The other PEP members appointed by the borough presidents supported Diamond's resolution, but Chancellor Walcott and Mayor Bloomberg's appointees did not:

“Part of the balancing act we’re trying to do is be sympathetic to what’s going on in New York City right now.” Walcott said. “While we’re balancing that part of life, we also have to balance the reality that life does go on as well. Part of that is to make sure we maintain the schedule that will allow us to conduct the business.”

He and other officials noted that the city would run the risk of being unable to fulfill its schools agenda for the year if it waiting any longer than planned to vote on the proposals, which would determine where new schools are sited within existing schools.

 Manhattan PEP member Patrick Sullivan raised an objection to Walcott's assertion that the board needed to get back to business as usual as quickly as possible:

“It’s highly inappropriate” to hold hearings in the wake of hurricane, Patrick Sullivan, the Manhattan borough president’s representative, told officials.

“The administration is taking advantage of the fact that people can’t get to the hearings, can’t voice their opposition,” he added. “I would support the resolution not just for the specific Brooklyn proposals but for all the proposals that were moved to the December meeting.”

...

“So we have hundreds of thousands of people across the city grieving and we cannot defer the people’s business … but one person is sick, and we have to defer the budget vote for the school system?” he asked.

“We’re going to stay on topic,” a budget secretary responded, prompting a raised-voice squabble between Sullivan and Walcott.

“Madame Chair, may I ask my next question?” Sullivan said in almost a shout, repeatedly as Walcott asked him to stop talking.

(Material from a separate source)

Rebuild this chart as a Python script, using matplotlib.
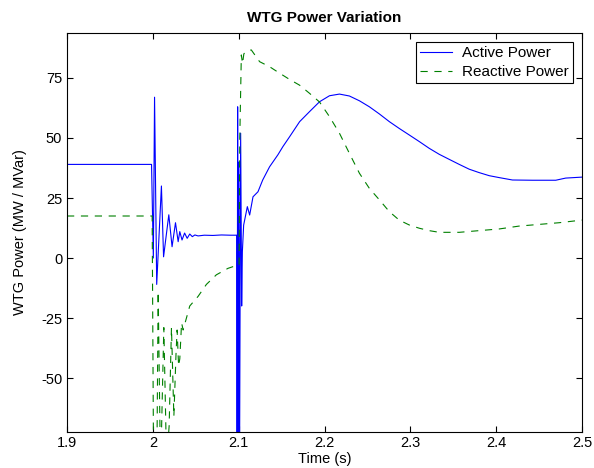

“You’re not asking a question about the budget, you’re giving your opinion in linking people who are grieving to someone who was sick,” Walcott said. “Patrick, you’re not going to bully people. … Stop being dramatic and ask a question.”

“Why can’t you postpone the other votes because people are grieving?” Sullivan responded, prompting some applause from the thin PEP audience.

Gotham Schools reports that the PEP board went about its business as usual despite the objections of some members - even handing out a new contract to a tutoring company found to have engaged in fraud by overbilling the city for millions of dollars.

Just as I posted yesterday, I figured the NYCDOE would be going on with its school closure/charter opening/co-location agenda like nothing had ever happened.

That Walcott had to be as blatant about the need to get the co-location/closure train out of the station as quickly as possible shows you how desperate they are to make the most of Mayor Bloomberg's last full year in office.

That Walcott accused Patrick Sullivan of essentially politicizing the disaster and using it to delay business as usual shows what a diminished human being he is.

Dead people in the neighborhood?

We don't care, we're going on with business as usual.

People made homeless, living in shelters due to the storm?

We don't care, we're going on with business as usual.

Schools damaged, students spread all over the city attending other schools (or not attending school at all)?

We don't care, we're going on with business as usual.

I'll say one thing for the PEP board.  At least the borough presidents' representatives forced Walcott and Bloomberg's toadies to go on the record showing how much disdain they have for the children, parents, and teachers of this city.

Nothing is going to get in the way of their agenda - not even a natural disaster that displaced so many families and students across the city from their homes, jobs and schools.